Artists in this exhibition: Paul Kindersley


Winner of the 2009 Transition Gallery / Chelsea BA Fine Art Prize

She wanted his soul,
but he could only give her his blood

Paul Kindersley

4 - 27 September 2009
Gallery Open. Fri-Sun 12-6pm
Preview Thursday 3 Sep 6-9pm


The Transition Gallery Prize is a contemporary art award that was set up this year. A solo exhibition at the gallery is awarded to a Chelsea BA graduate for outstanding work and Transition is pleased to announce that Paul Kindersley has won the inaugural show
Kindersley's multifaceted work is situated in the cultural interface between viewer and film moment. Drawing on camp, nostalgia and the extremities of exploitation movies of the 60s and 70s, his starting references explore the exaggerated filmic concepts and emotions of tragedy, eroticism, melodrama, violence and the tacky.

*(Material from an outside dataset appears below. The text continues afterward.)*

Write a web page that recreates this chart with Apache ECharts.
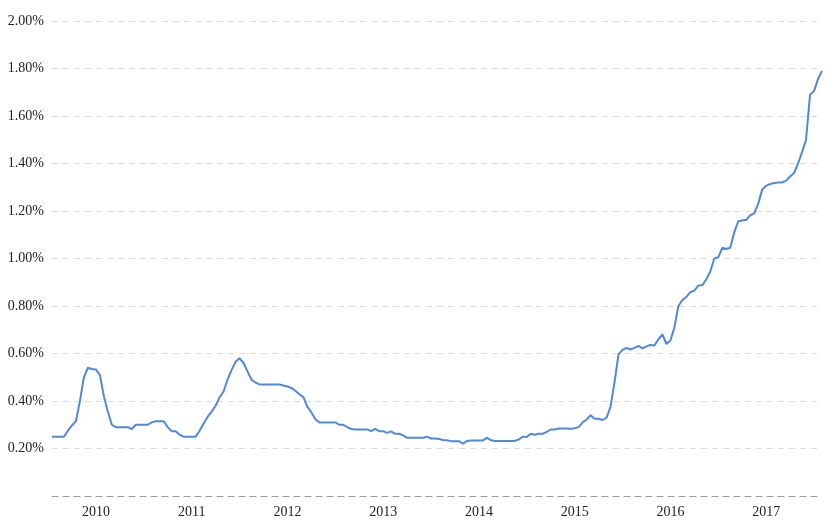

His installations or 'sets' include constellations of found objects and images, arranged and filtered through convoluted and esoteric amalgams of histories and personal experiences. Large-scale photocopies and immediate environments of available objects act as clues in an unknowable hyper-drama. The objects function as 'props', which Kindersley also describes as 'gifts to the filmic moment'.
She wanted his soul, but he could only give her his blood is a new work specially made for Transition. It references sexy 70s vampire movies in a form of shrine to stolen film memories and real life encounters with the cult Germen actor Udo Kier. In a charged environment formed from sounds, looks and props from Kier's films the viewer becomes the vampire with the film as the ultimately doomed, but struggling to keep alive, victim.

With his mise-en-scene facades into which the viewer is physically invited to enter, Kindersley strives to own and thereby validate the ethereal film experience, offering the viewer a degree of ownership of the romanticised glamour of cinema.